Araştırmanın ilginçleştiği bir başka nokta, Silürya ırkının sürüngenlerden evrilmiş olabileceği. İnsanların maymunlara benzerliği gibi sürüngenlerin aktif olduğu bu dönemde yaşayan zeki varlıkların kertenkele görünümlü insansılar olabileceği düşünülüyor.
Uzay arkeolojisi
Üzerinde yaşadığımız gezegen hakkında hâlâ bilmediğimiz çok şey var. Şimdi işler daha da ilginçleşiyor. Bir gün Dünya tarihinde bizden gelişmiş bir ırkın varlığı keşfedilirse, ortaya büyük bir soru daha çıkacak: Teknolojileri o kadar ilerideyse, gezegen neden onların yok olmasını istemişti?
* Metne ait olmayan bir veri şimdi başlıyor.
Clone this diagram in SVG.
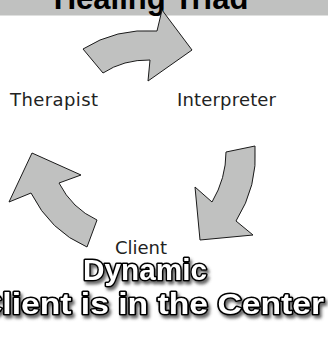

Geçmişte yaşayan ileri uygarlıkların bizim gibi uzaya açılmış olma ihtimalleri yüksek. Bu olasılık yeni bir kavramı da beraberinde getirdi: Uzay arkeolojisi. NASA’nın dahil olduğu çalışma kapsamında öncelikle Ay yüzeyinde ve gelecekte Mars’ta çağlar öncesinden teknoloji izleri araştırılacak. Güneş sistemindeki belli asteroidler ve kuyruklu yıldızlar da mercek altına alınacak.